7.) If their hope is to find mobile hardware that can absorb Wii U technology, it's already here. The Tegra K1 can run Trine 2 at basically the same settings, resolution, and performance as the 360 and PS3 versions (and they're not even using a low level API to do it), and its hardware feature set is based off of Kepler, which until a month ago was NVIDIA's newest line of GPUs. This means that it has the full feature set of the PS4/XB1 even, and is beyond both the Wii U and 3DS in this respect, so it would be able to accept basically all modern game engines and middleware. The devices it's in (like the Shield Tablet) are only $300 too with a healthy profit margin, so it can presumably come down quite a bit in a smaller handheld with mass production.
I'm not sure what you mean by wii u technology.
8.) As per the technology note above, the system would be able to accept all the Japanese Vita, PS3, and smartphone games in development, and given what they look like (and are often cross-gen with), the notable majority of PS4 titles to boot.
PS4 titles?

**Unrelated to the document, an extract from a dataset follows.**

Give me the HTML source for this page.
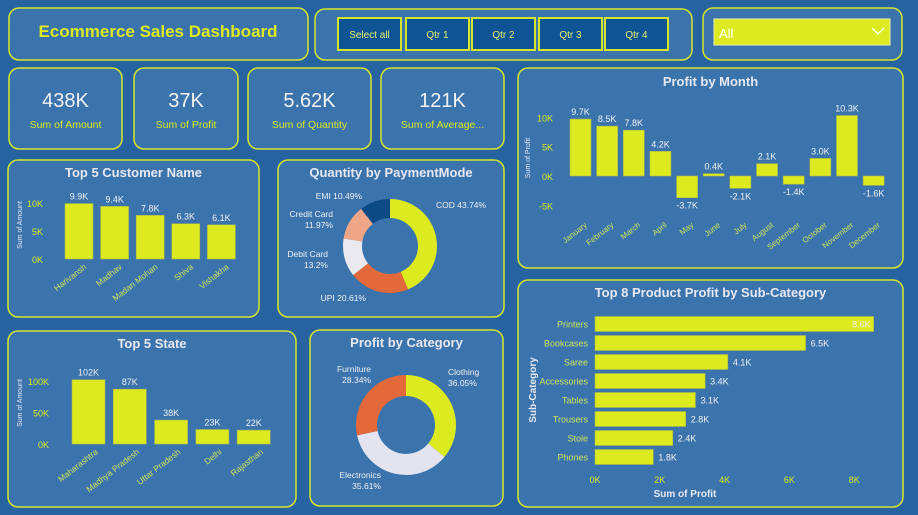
<!DOCTYPE html>
<html><head><meta charset="utf-8">
<style>
html,body{margin:0;padding:0;background:#2763a1;}
svg{display:block;font-family:"Liberation Sans",sans-serif;}
</style></head>
<body>
<svg id="dash" width="918" height="515" viewBox="0 0 918 515" xmlns="http://www.w3.org/2000/svg">
<rect x="0" y="0" width="918" height="515" fill="#2763a1"/>
<g id="static">
  <rect x="9" y="8" width="299" height="52" rx="10" fill="#3b74ad" stroke="#d5e62a" stroke-width="1.5"/>
  <text x="158" y="37" text-anchor="middle" font-size="17" font-weight="bold" fill="#dcea1f">Ecommerce Sales Dashboard</text>
  <rect x="315" y="9" width="377" height="51" rx="10" fill="#3b74ad" stroke="#d5e62a" stroke-width="1.5"/>
  <rect x="703" y="8" width="199" height="52" rx="10" fill="#3b74ad" stroke="#d5e62a" stroke-width="1.5"/>
  <rect x="714" y="19" width="176" height="26" fill="#dcea1f" stroke="#eef2a0" stroke-width="1"/>
  <text x="719" y="38" font-size="13" fill="#ffffff">All</text>
  <path d="M872 28 L878 34 L884 28" fill="none" stroke="#ffffff" stroke-width="1.3"/>
</g>
<g id="dyn"></g>
</svg>
<script>
const NS="http://www.w3.org/2000/svg";
const root=document.getElementById('dyn');
function el(tag,attrs,parent,txt){const e=document.createElementNS(NS,tag);for(const k in attrs)e.setAttribute(k,attrs[k]);if(txt!==undefined)e.textContent=txt;(parent||root).appendChild(e);return e;}
const Y="#dcea1f", BORDER="#d5e62a", PANEL="#3b74ad", LBL="#cfe35a";

// ---- data ----
const quarterButtons=["Select all","Qtr 1","Qtr 2","Qtr 3","Qtr 4"];
const kpiValues=["438K","37K","5.62K","121K"];
const kpiLabels=["Sum of Amount","Sum of Profit","Sum of Quantity","Sum of Average..."];
const customerNames=["Harivansh","Madhav","Madan Mohan","Shiva","Vishakha"];
const customerAmounts=[9.9,9.4,7.8,6.3,6.1];
const customerTicks=[0,5,10];
const paymentModes=["COD","UPI","Debit Card","Credit Card","EMI"];
const paymentShares=[43.74,20.61,13.2,11.97,10.49];
const stateNames=["Maharashtra","Madhya Pradesh","Uttar Pradesh","Delhi","Rajasthan"];
const stateAmounts=[102,87,38,23,22];
const stateTicks=[0,50,100];
const categoryNames=["Clothing","Electronics","Furniture"];
const categoryShares=[36.05,35.61,28.34];
const months=["January","February","March","April","May","June","July","August","September","October","November","December"];
const monthProfit=[9.7,8.5,7.8,4.2,-3.7,0.4,-2.1,2.1,-1.4,3.0,10.3,-1.6];
const monthTicks=[-5,0,5,10];
const subCats=["Printers","Bookcases","Saree","Accessories","Tables","Trousers","Stole","Phones"];
const subProfit=[8.6,6.5,4.1,3.4,3.1,2.8,2.4,1.8];
const subTicks=[0,2,4,6,8];

// ---- quarter buttons ----
const qx=[338,406,472,539,605];
quarterButtons.forEach((b,i)=>{
  const r=el('rect',{x:qx[i],y:18,width:63,height:32,fill:"#0f5596",stroke:BORDER,"stroke-width":2});
  
  
  const t=el('text',{x:qx[i]+31.5,y:38,"text-anchor":"middle","font-size":10,fill:"#e8f06a"},root,b);
  
  
});

// ---- KPI cards ----
const kx=[[9,122],[134,238],[248,371],[381,504]];
kpiValues.forEach((v,i)=>{
  const [a,b]=kx[i];
  const r=el('rect',{x:a,y:68,width:b-a,height:81,rx:10,fill:PANEL,stroke:BORDER,"stroke-width":1.5});
  
  
  const t=el('text',{x:(a+b)/2,y:107,"text-anchor":"middle","font-size":20,fill:"#f2f2f2"},root,v);
  
  
  const l=el('text',{x:(a+b)/2,y:128,"text-anchor":"middle","font-size":10.5,fill:Y},root,kpiLabels[i]);
  
  
});

function panel(x,y,w,h,title,name,ty){
  const r=el('rect',{x:x,y:y,width:w,height:h,rx:10,fill:PANEL,stroke:BORDER,"stroke-width":1.5});
  
  
  const t=el('text',{x:x+w/2,y:ty,"text-anchor":"middle","font-size":13,"font-weight":"bold",fill:"#e8e8f0"},root,title);
  
  
}

// ---- vertical bar chart helper ----
function vbars(cats,vals,ticks,opt){
  const y=v=>opt.y0-(v-opt.vmin)*opt.ppu;
  ticks.forEach(t=>{
    const e=el('text',{x:opt.tickX,y:y(t)+4,"text-anchor":"end","font-size":9,fill:Y},root,t+"K");
    
    
  });
  const at=el('text',{x:0,y:0,"font-size":7,fill:"#e8e8f0","text-anchor":"middle",transform:`translate(${opt.titleX},${opt.titleY}) rotate(-90)`},root,opt.yTitle);
  
  
  const base=y(0);
  cats.forEach((c,i)=>{
    const cx=opt.x0+i*opt.step;
    const v=vals[i];
    const top=Math.min(y(v),base), h=Math.abs(y(v)-base);
    const b=el('rect',{x:cx-opt.bw/2,y:top,width:opt.bw,height:Math.max(h,1),fill:Y,stroke:"#a8b84a","stroke-width":0.6});
    
    
    const ly=v>=0?top-4:top+h+11;
    const lbl=opt.fmt(v);
    const vt=el('text',{x:cx,y:ly,"text-anchor":"middle","font-size":9,fill:"#f0f0f0"},root,lbl);
    
    
    const ct=el('text',{x:0,y:0,"text-anchor":"end","font-size":opt.catSize,fill:LBL,transform:`translate(${cx+opt.catDx},${opt.catY}) rotate(-38)`},root,c);
    
    
  });
}

// Top 5 Customer
panel(8,160,251,157,"Top 5 Customer Name","top-customers-panel",177);
vbars(customerNames,customerAmounts,customerTicks,{y0:259,vmin:0,ppu:5.6,x0:79,step:35.6,bw:28,tickX:43,titleX:22,titleY:225,yTitle:"Sum of Amount",fmt:v=>v.toFixed(1)+"K",catY:268,catDx:8,catSize:8.5});

// Top 5 State
panel(8,331,288,176,"Top 5 State","top-states-panel",348);
vbars(stateNames,stateAmounts,stateTicks,{y0:444,vmin:0,ppu:0.63,x0:88.5,step:41.3,bw:33,tickX:49,titleX:22,titleY:403,yTitle:"Sum of Amount",fmt:v=>v+"K",catY:453,catDx:10,catSize:8.5});

// Profit by Month
panel(518,68,385,200,"Profit by Month","profit-by-month-panel",86);
vbars(months,monthProfit,monthTicks,{y0:176,vmin:0,ppu:5.87,x0:580.5,step:26.65,bw:21,tickX:553,titleX:530,titleY:158,yTitle:"Sum of Profit",fmt:v=>v.toFixed(1)+"K",catY:226,catDx:7,catSize:8});

// ---- donut helper ----
function donut(names,shares,colors,cx,cy,ro,ri,labels,prefix){
  const tot=shares.reduce((a,b)=>a+b,0);
  let a0=-Math.PI/2;
  names.forEach((n,i)=>{
    const a1=a0+shares[i]/tot*2*Math.PI;
    const p=(a,r)=>[cx+r*Math.cos(a),cy+r*Math.sin(a)];
    const large=(a1-a0)>Math.PI?1:0;
    const [x1,y1]=p(a0,ro),[x2,y2]=p(a1,ro),[x3,y3]=p(a1,ri),[x4,y4]=p(a0,ri);
    const s=el('path',{d:`M${x1} ${y1} A${ro} ${ro} 0 ${large} 1 ${x2} ${y2} L${x3} ${y3} A${ri} ${ri} 0 ${large} 0 ${x4} ${y4} Z`,fill:colors[i]});
    
    
    const L=labels[i];
    L.lines.forEach((ln,j)=>{
      const txt=ln.replace('{n}',n).replace('{p}',shares[i]+'%');
      const t=el('text',{x:L.x,y:L.y+j*11,"text-anchor":L.anchor,"font-size":8.5,fill:"#f0f0f0"},root,txt);
      
      
    });
    a0=a1;
  });
}
panel(278,160,226,157,"Quantity by PaymentMode","payment-mode-panel",177);
donut(paymentModes,paymentShares,["#dcea1f","#e4693a","#e9e9ee","#efa686","#0d4a84"],390,246,47,28,
 [{x:436,y:208,anchor:"start",lines:["{n} {p}"]},
  {x:366,y:301,anchor:"end",lines:["{n} {p}"]},
  {x:328,y:257,anchor:"end",lines:["{n}","{p}"]},
  {x:333,y:217,anchor:"end",lines:["{n}","{p}"]},
  {x:362,y:199,anchor:"end",lines:["{n} {p}"]}],"payment");

panel(310,330,193,176,"Profit by Category","profit-by-category-panel",347);
donut(categoryNames,categoryShares,["#dcea1f","#e3e4ef","#e4693a"],406,425,50,29,
 [{x:448,y:375,anchor:"start",lines:["{n}","{p}"]},
  {x:381,y:478,anchor:"end",lines:["{n}","{p}"]},
  {x:371,y:372,anchor:"end",lines:["{n}","{p}"]}],"category");

// ---- horizontal bars ----
panel(518,280,385,227,"Top 8 Product Profit by Sub-Category","sub-category-panel",297);
const hx=v=>595+v*32.4;
subTicks.forEach(t=>{
  const e=el('text',{x:hx(t),y:483,"text-anchor":"middle","font-size":9,fill:Y},root,t+"K");
  
  
});
const xt=el('text',{x:685,y:497,"text-anchor":"middle","font-size":10,"font-weight":"bold",fill:"#e8e8f0"},root,"Sum of Profit");


const yt=el('text',{x:0,y:0,"text-anchor":"middle","font-size":10,"font-weight":"bold",fill:"#e8e8f0",transform:"translate(536,390) rotate(-90)"},root,"Sub-Category");


subCats.forEach((c,i)=>{
  const cy=324+i*19;
  const w=hx(subProfit[i])-hx(0);
  const b=el('rect',{x:hx(0),y:cy-7.5,width:w,height:15,fill:Y,stroke:"#a8b84a","stroke-width":0.6});
  
  
  const l=el('text',{x:588,y:cy+3.5,"text-anchor":"end","font-size":9,fill:LBL},root,c);
  
  
  const inside=i===0;
  const v=el('text',{x:inside?hx(subProfit[i])-3:hx(subProfit[i])+5,y:cy+3.5,"text-anchor":inside?"end":"start","font-size":9,fill:"#f0f0f0"},root,subProfit[i].toFixed(1)+"K");
  
  
});
</script>
</body></html>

K1 sounds too good to be true.
11.) Speaking of the West, this has the benefit of getting a new system out in a market where the 3DS is having notably more troubles and also making it compatible with the technology Western developers use so they can get more support from mobile titles and indie devs, even if they still don't capture big publishers.
Is new hardware + mobile and indie games going to make a difference? Are consumers saying to themselves "I really want to buy a 3ds, but the technology is too old" or are they saying "I have a phone with free/cheap games, that's good enough"?
So even if we ignore any issues the 3DS is facing and look overwhelmingly at their successes and opportunities, as an honest question, what would have been the pitfalls of launching the 4DS in Fall 2015? Am I missing anything that would have notably outweighed the potential benefits?
The only other thing I can think of is maybe it takes a long time to create the operating system, tools, online infrastructure, negotiate agreements, etc. And you have to have some launch software for a gaming system. It looks from the outside that Nintendo staff might be stretched pretty far already, supporting wii u/3ds and getting ready for qol/4ds/next-console.